In retirement Perrault also started to write epic poetry, including a poem on the life of St. Paulinus of Nola in 1686, but it was in revising Boccaccio’s tale about Griselda that Perrault caught the germ of an idea that would make him immortal. Too long and lacking in any sort of magical element, “Grisélidis” was closely related to the kind of tale Perrault would soon become identified with. “The Ridiculous Wishes” and “Donkey-Skin,” two fairy tales in verse, followed, published separately and then with the former in the book Grisélidis. These led next to the 1695 hand-drawn manuscript Tales of Mother Goose and his landmark book, Stories or Tales of Times Past: With Morals, in 1697. Originally attributed to his youngest son, Pierre Darmancour (who took the name from a property his father had bought for him), there has never been much doubt that Charles actually wrote them. (It has been plausibly suggested, however, that Pierre wrote a first draft that his father substantially edited. At only twenty-two years of age, Pierre died in 1700 while serving as a lieutenant in the French Army.)

After the massive success of his Stories or Tales of Times Past, Perrault wrote another major pro-Modern book between 1696 and 1700, entitled The Illustrious Men Who Have Appeared in France During This Century, and in 1699 he translated the One Hundred Fables (Fabulae Centum) of the Italian poet Gabriele Faerno from Latin into French verse.

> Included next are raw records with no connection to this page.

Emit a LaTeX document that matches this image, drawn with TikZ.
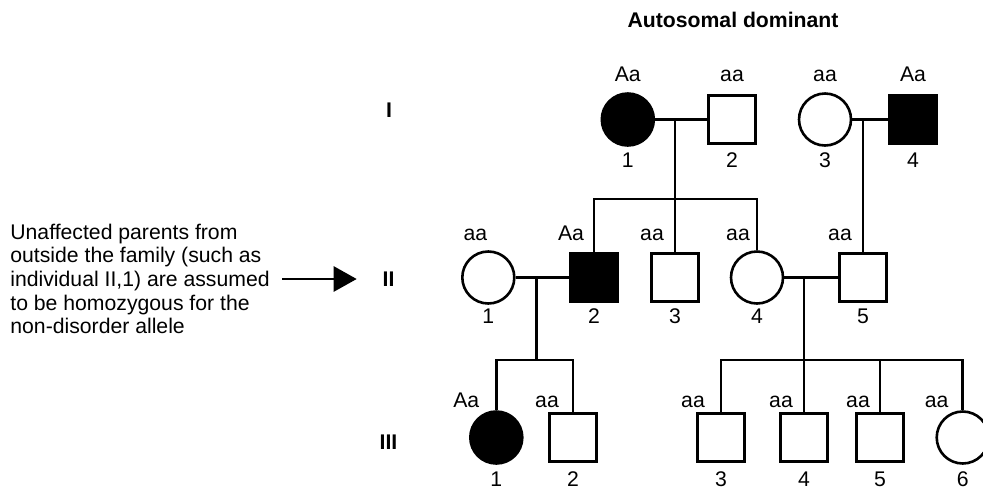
\documentclass[tikz,border=0pt]{standalone}
\usepackage{fontspec}
\setmainfont{Liberation Sans}
\usepackage{tikz}
\usetikzlibrary{arrows.meta}

\newcommand{\pedfont}{\fontsize{10.6pt}{11.85pt}\selectfont}

\tikzset{
  person/.style={draw, line width=1.3pt, inner sep=0pt},
  male/.style={person, rectangle, minimum size=23.75pt},
  female/.style={person, circle, minimum size=26pt},
  aff/.style={fill=black},
  gt/.style={yshift=22.75pt},
  nr/.style={yshift=-20.25pt},
  gtl/.style={gt, xshift=-11.5pt},
  link/.style={line width=1.3pt},
  gen/.style={font=\pedfont\bfseries, inner sep=0pt},
}

\begin{document}
\begin{tikzpicture}[x=0.5pt, y=-0.5pt, every node/.style={font=\pedfont},
    every label/.style={inner sep=0pt, text height=7.5pt, text depth=0pt}]
    \useasboundingbox (0,0) rectangle (983,488);
    \clip (0,0) rectangle (983,488);

    \node[font=\pedfont\bfseries] (title) at (733,20) {Autosomal dominant};

    % generations
    \node[gen] (gI) at (389,110) {I};
    \node[gen] (gII) at (388.5,279) {II};
    \node[gen] (gIII) at (388.5,442.5) {III};

    % note on the left
    \node[align=left, anchor=west, inner sep=0pt] (note) at (10,279) {Unaffected parents from\\outside the family (such as\\individual II,1) are assumed\\to be homozygous for the\\non-disorder allele};
    \draw[link, -{Triangle[length=11.5pt, width=12.5pt]}, shorten <=6pt, shorten >=12.75pt] (note.east |- gII) -- (gII.west);

    % generation I
    \node[female, aff, label={[gt]center:Aa}, label={[nr]center:1}] (I1) at (627.8,119.5) {};
    \node[male, label={[gt]center:aa}, label={[nr]center:2}] (I2) at (732,119.5) {};
    \node[female, label={[gt]center:aa}, label={[nr]center:3}] (I3) at (825,119.5) {};
    \node[male, aff, label={[gt]center:Aa}, label={[nr]center:4}] (I4) at (913,119.5) {};

    % generation II
    \begin{scope}[gt/.style={yshift=22.1pt}, nr/.style={yshift=-19pt}]
    \node[female, label={[gt,xshift=-6.5pt]center:aa}, label={[nr]center:1}] (II1) at (488.3,277.5) {};
    \node[male, aff, label={[gtl]center:Aa}, label={[nr]center:2}] (II2) at (594,277.5) {};
    \node[male, label={[gtl]center:aa}, label={[nr]center:3}] (II3) at (675,277.5) {};
    \node[female, label={[gt,xshift=-9.5pt]center:aa}, label={[nr]center:4}] (II4) at (757,277.5) {};
    \node[male, label={[gtl]center:aa}, label={[nr]center:5}] (II5) at (863,277.5) {};
    \end{scope}

    % generation III
    \begin{scope}[gt/.style={yshift=18.75pt}, nr/.style={yshift=-20.7pt}]
    \node[female, aff, label={[gt,xshift=-15pt]center:Aa}, label={[nr]center:1}] (III1) at (496.3,437.5) {};
    \node[male, label={[gt,xshift=-13pt]center:aa}, label={[nr]center:2}] (III2) at (573,437.5) {};
    \node[male, label={[gt,xshift=-14pt]center:aa}, label={[nr]center:3}] (III3) at (721,437.5) {};
    \node[male, label={[gtl]center:aa}, label={[nr]center:4}] (III4) at (804,437.5) {};
    \node[male, label={[gt,xshift=-11pt]center:aa}, label={[nr]center:5}] (III5) at (880,437.5) {};
    \node[female, label={[gt,xshift=-13pt]center:aa}, label={[nr]center:6}] (III6) at (962.7,437.5) {};
    \end{scope}

    % matings and sibships
    \coordinate (s2) at (675,199);
    \coordinate (m3) at (536.7,277.5);
    \coordinate (s3) at (536.7,360);
    \coordinate (s4) at (804,360);

    \draw[link] (I1) -- (I2);
    \draw[link] (I1 -| II3) -- (II3);
    \draw[link] (II2.north) |- (s2) -| (II4.north);
    \draw[link] (I3) -- (I4);
    \draw[link] (I3 -| II5) -- (II5);

    \draw[link] (II1) -- (II2);
    \draw[link] (m3) -- (s3);
    \draw[link] (III1.north) |- (s3) -| (III2.north);
    \draw[link] (II4) -- (II5);
    \draw[link] (II4 -| III4) -- (III4);
    \draw[link] (III3.north) |- (s4) -| (III6.north);
    \draw[link] (III5.north) -- (III5.north |- s4);
\end{tikzpicture}
\end{document}
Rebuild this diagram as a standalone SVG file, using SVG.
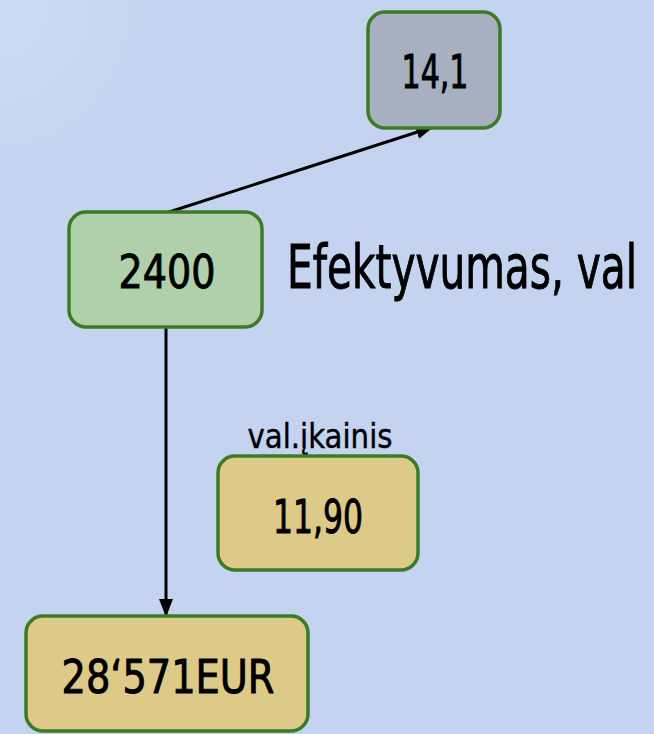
<svg xmlns="http://www.w3.org/2000/svg" width="654" height="734" viewBox="0 0 654 734">
<defs>
<radialGradient id="bg" cx="0" cy="0" r="1" gradientUnits="objectBoundingBox">
<stop offset="0" stop-color="#cddcf6"/>
<stop offset="0.25" stop-color="#c4d4f0"/>
<stop offset="1" stop-color="#c4d4f0"/>
</radialGradient>
<marker id="ah" markerWidth="18" markerHeight="14" refX="17" refY="7" orient="auto" markerUnits="userSpaceOnUse">
<path d="M0,0 L18,7 L0,14 Z" fill="#000"/>
</marker>
<style>
.box{stroke:#3b7b24;stroke-width:3.5}
.t{font-family:"DejaVu Sans Condensed","Liberation Sans Narrow","Liberation Sans",sans-serif;fill:#000;stroke:#000;stroke-width:0.9;text-anchor:middle}
.conn{stroke:#000;stroke-width:3;fill:none}
</style>
</defs>
<rect x="0" y="0" width="654" height="734" fill="url(#bg)"/>
<g id="connectors">
<line class="conn" x1="166" y1="213" x2="433" y2="127" marker-end="url(#ah)"/>
<line class="conn" x1="166" y1="328" x2="166" y2="616" marker-end="url(#ah)"/>
</g>
<g id="node-14-1">
<rect class="box" x="368" y="12" width="132" height="116" rx="17" fill="#a7b0c1"/>
<text class="t" x="435" y="88" font-size="46" textLength="67" lengthAdjust="spacingAndGlyphs">14,1</text>
</g>
<g id="node-2400">
<rect class="box" x="69" y="212" width="193" height="115" rx="17" fill="#b0d0ac"/>
<text class="t" x="167" y="288" font-size="46" textLength="97" lengthAdjust="spacingAndGlyphs">2400</text>
</g>
<g id="label-efektyvumas">
<text class="t" transform="scale(0.7,1)" x="410" y="288" font-size="60" style="text-anchor:start" textLength="500" lengthAdjust="spacingAndGlyphs">Efektyvumas, val</text>
</g>
<g id="node-11-90">
<text class="t" x="320" y="448" font-size="33" style="stroke-width:0.4" textLength="145" lengthAdjust="spacingAndGlyphs">val.įkainis</text>
<rect class="box" x="218" y="456" width="200" height="114" rx="17" fill="#ddca89"/>
<text class="t" x="318" y="533" font-size="46" textLength="90" lengthAdjust="spacingAndGlyphs">11,90</text>
</g>
<g id="node-28571">
<rect class="box" x="26" y="616" width="282" height="115" rx="17" fill="#ddca89"/>
<text class="t" x="168" y="693" font-size="46" textLength="213" lengthAdjust="spacingAndGlyphs">28‘571EUR</text>
</g>
</svg>
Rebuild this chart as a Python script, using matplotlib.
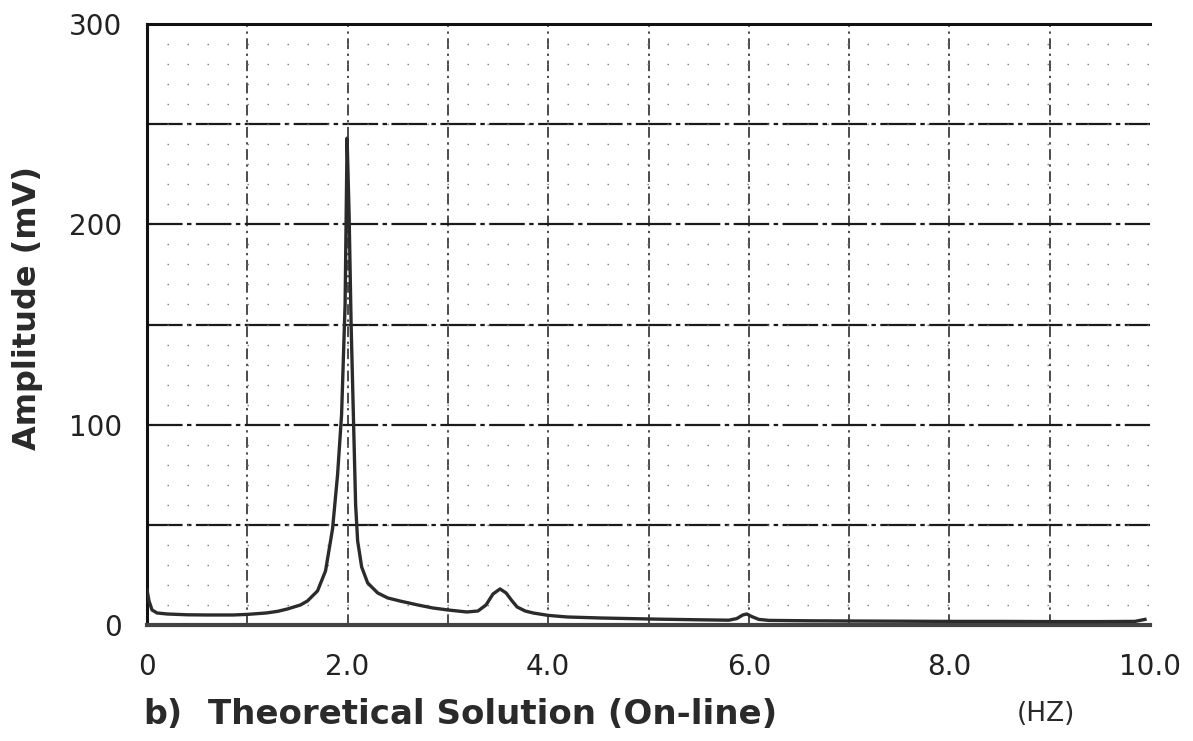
import matplotlib
matplotlib.use("Agg")
import matplotlib.pyplot as plt
from matplotlib.ticker import MultipleLocator

# spectrum (Hz, mV)
freq = [0.0, 0.02, 0.05, 0.1, 0.2, 0.4, 0.6, 0.86, 1.0, 1.19, 1.3, 1.4, 1.53, 1.6, 1.7,
        1.78, 1.85, 1.9, 1.94, 1.975, 1.995, 2.015, 2.035, 2.06, 2.08, 2.1, 2.14, 2.2, 2.3,
        2.4, 2.52, 2.7, 2.85, 3.0, 3.19, 3.3, 3.38, 3.45, 3.52, 3.58, 3.64, 3.69, 3.77, 3.85,
        4.0, 4.19, 4.52, 5.0, 5.5, 5.8, 5.88, 5.94, 5.98, 6.03, 6.1, 6.2, 6.6, 7.0, 7.5,
        8.0, 8.5, 9.0, 9.5, 9.85, 9.95]
amp = [17.5, 12.0, 7.5, 6.0, 5.5, 5.1, 5.0, 5.0, 5.3, 6.0, 6.8, 8.0, 10.0, 12.0, 17.0,
       27.0, 48.0, 75.0, 105.0, 160.0, 243.0, 205.0, 150.0, 100.0, 60.0, 42.0, 29.0, 21.0, 16.0,
       13.5, 12.0, 10.0, 8.5, 7.5, 6.5, 7.0, 10.0, 15.5, 18.0, 16.0, 12.0, 9.0, 7.0, 6.0,
       4.8, 4.0, 3.5, 3.0, 2.6, 2.4, 3.2, 5.0, 5.5, 4.2, 2.8, 2.3, 2.1, 2.0, 1.9,
       1.8, 1.8, 1.7, 1.7, 1.8, 2.8]

xticks = [0, 2, 4, 6, 8, 10]
xlabels = ["0", "2.0", "4.0", "6.0", "8.0", "10.0"]
yticks = [0, 100, 200, 300]
ylabels = ["0", "100", "200", "300"]

fig = plt.figure(figsize=(11.93, 7.41), dpi=100)
ax = fig.add_axes([147 / 1193, 116 / 741, 1003 / 1193, 601 / 741])

ax.plot(freq, amp, color="#2b2b2b", lw=2.4, solid_joinstyle="round", zorder=3)

ax.set_xlim(0, 10)
ax.set_ylim(0, 300)
ax.set_xticks(xticks)
ax.set_xticklabels(xlabels)
ax.set_yticks(yticks)
ax.set_yticklabels(ylabels)
ax.tick_params(length=0, labelsize=20, colors="#222222")
ax.tick_params(axis="x", pad=20)
ax.tick_params(axis="y", pad=18)

# grid like the paper chart: dash-dot lines every 50 mV / 1 Hz, dots in between
for v in [50, 100, 150, 200, 250]:
    ax.axhline(v, color="#1a1a1a", lw=1.6, ls=(0, (16, 2, 2, 2)), zorder=1)
for v in range(1, 10):
    ax.axvline(v, color="#1a1a1a", lw=1.1, ls=(0, (7, 3, 1.5, 3)), zorder=1)
ax.yaxis.set_minor_locator(MultipleLocator(10))
ax.yaxis.grid(True, which="minor", color="#777777", lw=1.0, ls=(0, (1, 13.4)))
ax.tick_params(which="minor", length=0)

for s in ["left", "top"]:
    ax.spines[s].set_linewidth(2.2)
    ax.spines[s].set_color("#111111")
ax.spines["bottom"].set_linewidth(3)
ax.spines["bottom"].set_color("#444444")
ax.spines["right"].set_visible(False)

fig.text(28 / 1193, 1 - 308 / 741, "Amplitude (mV)", rotation=90, ha="center", va="center",
         fontsize=23, fontweight="bold", color="#2a2a2a")
fig.text(143 / 1193, 1 - 714 / 741, "b)", ha="left", va="center",
         fontsize=24, fontweight="bold", color="#2a2a2a")
fig.text(208 / 1193, 1 - 714 / 741, "Theoretical Solution (On-line)", ha="left", va="center",
         fontsize=24.5, fontweight="bold", color="#2a2a2a")
fig.text(1046 / 1193, 1 - 714 / 741, "(HZ)", ha="center", va="center",
         fontsize=19, color="#2a2a2a")

fig.savefig("out.png", dpi=100)
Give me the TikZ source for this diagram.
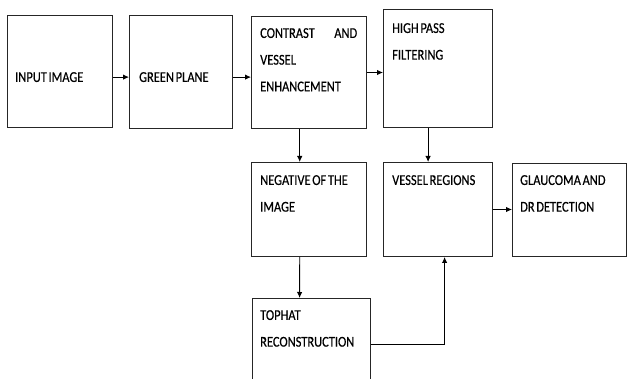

In 1702 he completed his memoirs, though they would not be published until 1909. Charles Perrault continued writing and publishing up until his death at the age of seventy-five on May 16, 1703.

For a self-professed and committed Modern, Perrault’s name has become as esteemed as one of the ancients his opponents idolized. And his fame and longevity derive from his retelling of tales more ancient than the classics. And yet, despite the apparent irony, Perrault exemplified the Modern approach he championed by making these dusty old tales new, daring to improve on stories handed down from mothers and grandmothers to children since before Vergil or Homer were old enough to hold a quill. He took a traditional form with no respect for logic—filled with magic, mania, madness, and mayhem—kept the wonder and horror, and introduced reason with a healthy dose of ironic self-awareness.

The folklorist Andrew Lang, in Perrault’s Popular Tales (1888), called him “a born Irregular . . . a truant from school, a deserter of the Bar, an architect without professional training, a man of letters by inclination, a rebel against the tyranny of the classics, and immortal by a kind of accident.” And author Angela Carter wrote of Perrault in the afterword to her 1977 translation, Little Red Riding-Hood, Cinderella, and Other Classic Fairy Tales of Charles Perrault, that he was “a man who wanted to make of Paris a modern Rome, a visible capital of sweet reason, and his fairy tales are in a style . . . marked by precision of language, irony, and realism.” In creating his new classics, Perrault also ushered in a new age of retellings and reimaginings. And authors from every place and every era since have used his example to make these and countless other tales new by making them their own.